Banks make money from interest rate spreads, relying predominantly on instruments such as the yield curve. They borrow at the short-end, paying out lower interest rates to their lenders (short-term bank deposits), and then lend out to others at the long-end (long-term bank loans, mortgages, etc.).

Above is a typical upward sloping yield curve, with long-end interest rates higher than the short-end due to the longer term having higher volatility and an increase in inflation.

Everything in finance assumes that as risk increases, the return compensated to investors to take on that risk also increases. Hence, the phrases 'high risk, high return' and 'low risk, low return'. In the same sense, the long-end provides a higher return due to the higher volatility which implies higher risk.

However, if the yield curve inverts, it reduces banks' ability to make money, as we can see nowadays with a flattening yield curve and negative interest rates at the short-end. The flattening yield curve is reducing the spread (profit opportunity) available to banks, whereas the negative interest rates disincentivize deposits as a whole. At first glance, this may seem highly counterintuitive and strange, but in deflationary environments, central banks want to increase consumption instead and therefore shift the price of money to lenders instead.
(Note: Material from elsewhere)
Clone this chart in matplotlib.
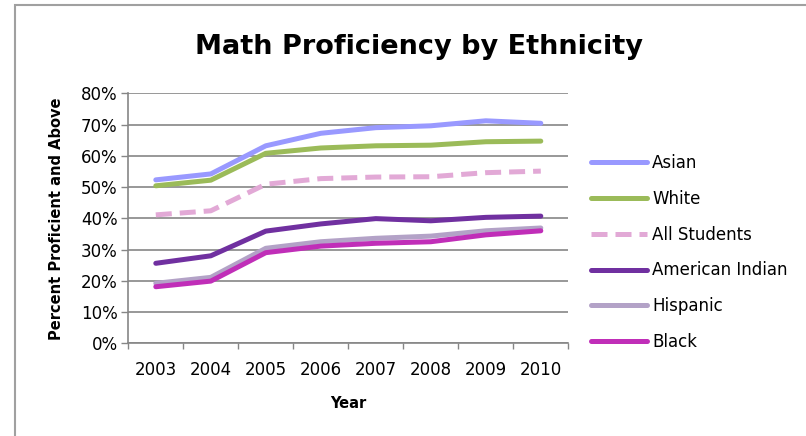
import matplotlib
matplotlib.use("Agg")
import matplotlib.pyplot as plt
from matplotlib.patches import Rectangle
from matplotlib.ticker import PercentFormatter, FixedLocator
import numpy as np

years = ["2003", "2004", "2005", "2006", "2007", "2008", "2009", "2010"]

asian = [0.523, 0.542, 0.632, 0.672, 0.690, 0.696, 0.712, 0.704]
white = [0.504, 0.522, 0.608, 0.625, 0.632, 0.634, 0.645, 0.647]
all_students = [0.411, 0.424, 0.509, 0.527, 0.532, 0.533, 0.546, 0.551]
american_indian = [0.256, 0.280, 0.359, 0.382, 0.399, 0.392, 0.403, 0.407]
hispanic = [0.192, 0.211, 0.304, 0.325, 0.336, 0.343, 0.360, 0.369]
black = [0.181, 0.199, 0.290, 0.311, 0.320, 0.325, 0.347, 0.360]

plt.rcParams["font.family"] = ["DejaVu Sans"]

fig = plt.figure(figsize=(8.06, 4.36), dpi=100)
ax = fig.add_axes([128.3 / 806, 1 - 343.3 / 436, 440 / 806, 250 / 436])

# outer chart border
fig.patches.append(Rectangle((15 / 806, -0.1), 1.2, 1.1 - 5 / 436, transform=fig.transFigure,
                             fill=False, edgecolor="#a0a0a0", lw=1.5, clip_on=False))

x = np.arange(len(years))
lw = 3.6
ax.plot(x, asian, color="#9999ff", lw=lw, label="Asian", solid_capstyle="round")
ax.plot(x, white, color="#9bbb59", lw=lw, label="White", solid_capstyle="round")
ax.plot(x, all_students, color="#e2a9d6", lw=lw, label="All Students", linestyle=(0, (3.2, 1.6)))
ax.plot(x, american_indian, color="#7030a0", lw=lw, label="American Indian", solid_capstyle="round")
ax.plot(x, hispanic, color="#b3a2c7", lw=lw, label="Hispanic", solid_capstyle="round")
ax.plot(x, black, color="#c02eb8", lw=lw, label="Black", solid_capstyle="round")

ax.set_xlim(-0.5, len(years) - 0.5)
ax.set_ylim(0, 0.8)
ax.set_yticks(np.arange(0, 0.81, 0.1))
ax.yaxis.set_major_formatter(PercentFormatter(1.0, decimals=0))
ax.set_xticks(x)
ax.set_xticklabels(years)
ax.xaxis.set_minor_locator(FixedLocator(np.arange(-0.5, len(years), 1)))
ax.tick_params(axis="x", which="major", length=0, pad=13, labelsize=12)
ax.tick_params(axis="x", which="minor", length=4, color="#868686", width=1)
ax.tick_params(axis="y", length=4.7, color="#868686", width=1, pad=3, labelsize=12)

ax.set_axisbelow(True)
ax.yaxis.grid(color="#868686", lw=1.2)
ax.spines["top"].set_visible(False)
ax.spines["right"].set_visible(False)
ax.spines["left"].set_color("#868686")
ax.spines["bottom"].set_color("#868686")
ax.spines["left"].set_linewidth(1.2)
ax.spines["bottom"].set_linewidth(1.2)

ax.set_ylabel("Percent Proficient and Above", fontsize=10.5, fontweight="bold", labelpad=12)
ax.set_xlabel("Year", fontsize=10.5, fontweight="bold", labelpad=12)
fig.text(419 / 806, 1 - 47 / 436, "Math Proficiency by Ethnicity", fontsize=19.5,
         fontweight="bold", ha="center", va="center")

fig.legend(loc="center left", bbox_to_anchor=(576 / 806, 1 - 252.5 / 436), frameon=False,
           fontsize=12, handlelength=3.36, handletextpad=0.3, labelspacing=1.07)

fig.savefig("out.png", dpi=100)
How does the short-end and long-end move up and down? The short-end is controlled by the Federal Reserve setting interest rates through reserve ratios and open-market operations i.e. buying or selling government Treasury bills. Buying government T-bills in large quantities increases demand, which in turn increases prices. Price and yield are inverted, so buying T-bills decreases yield.

It can also be thought of through money supply. Buying T-bills increases the money supply, which in turn causes lower interest rates (lower yields).